Matrix approach for optimal spatio-temporal coherent control of wave scattering

TL;DR

This paper introduces a matrix-based method for optimally shaping wavefronts in space and time to control wave scattering, validated through microwave experiments for various wave-control tasks in complex environments.

Contribution

It develops a singular value decomposition approach to determine optimal wavefront shaping in complex scattering media, applicable to multiple wave-control objectives.

Findings

Successfully achieved reflectionless transient excitation.

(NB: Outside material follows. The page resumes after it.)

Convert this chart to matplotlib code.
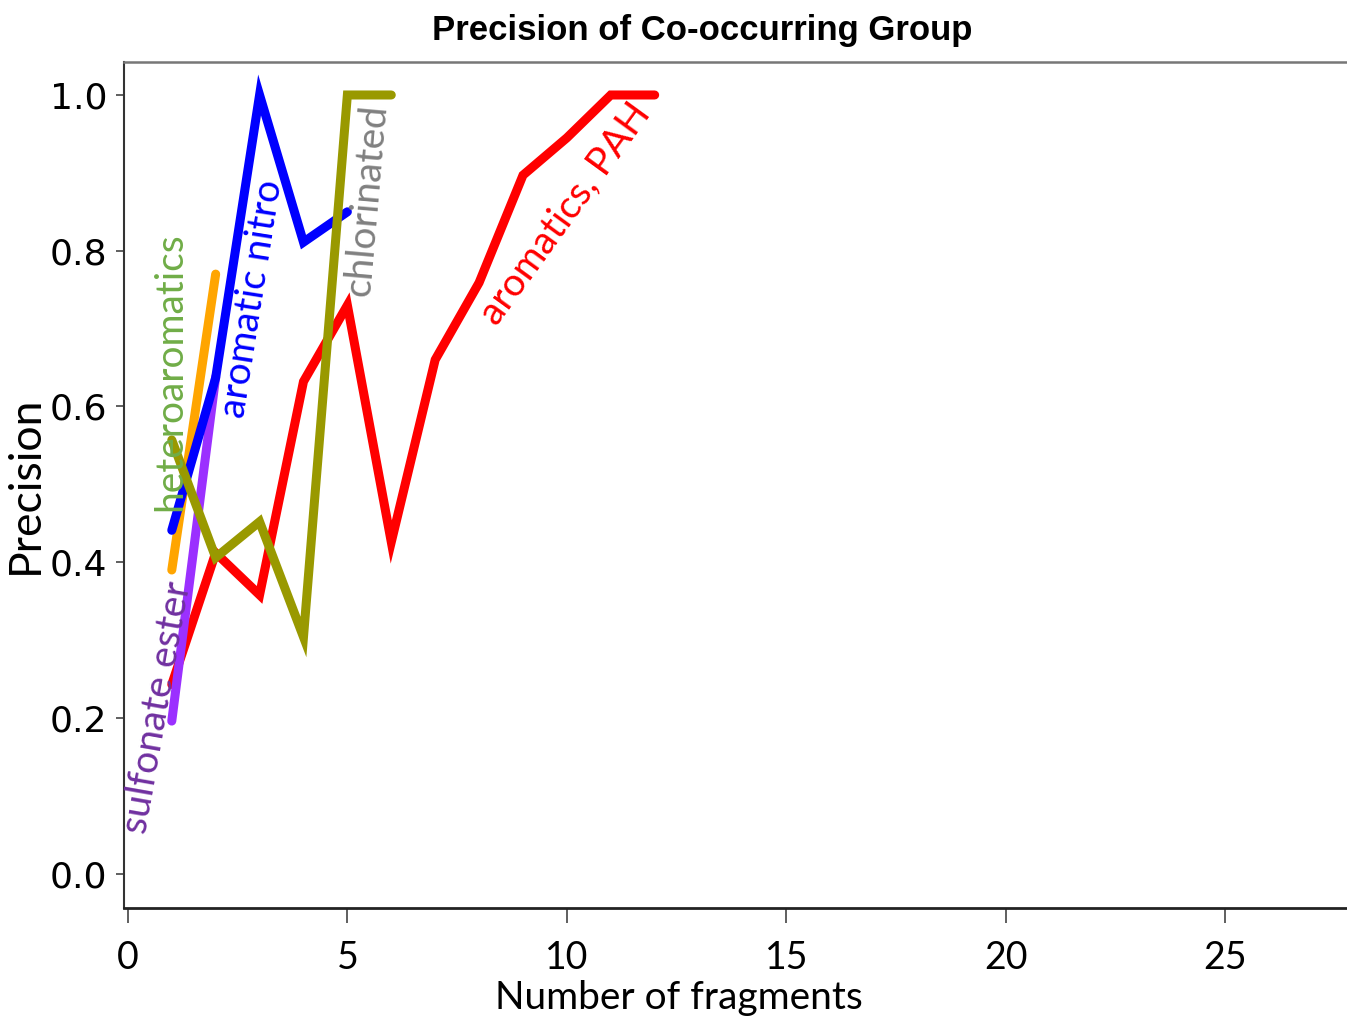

Demonstrated optimal energy deposition.

Controlled scattering-invariant time-varying states.

Abstract

We present and experimentally verify a matrix approach for determining how to optimally sculpt an input wavefront both in space and time for any desired wave-control functionality, irrespective of the complexity of the wave scattering. We leverage a singular value decomposition of the transport matrix that fully captures how both the spatial and temporal degrees of freedom available to shape the input wavefront impact the output wavefront's spatial and temporal form. In our experiments in the microwave domain, we use our formalism to successfully tackle three iconic wave-control tasks in a disordered cavity: (i) reflectionless transient excitation (``virtual perfect absorption''), (ii) optimal energy deposition, and (iii) scattering-invariant time-varying states.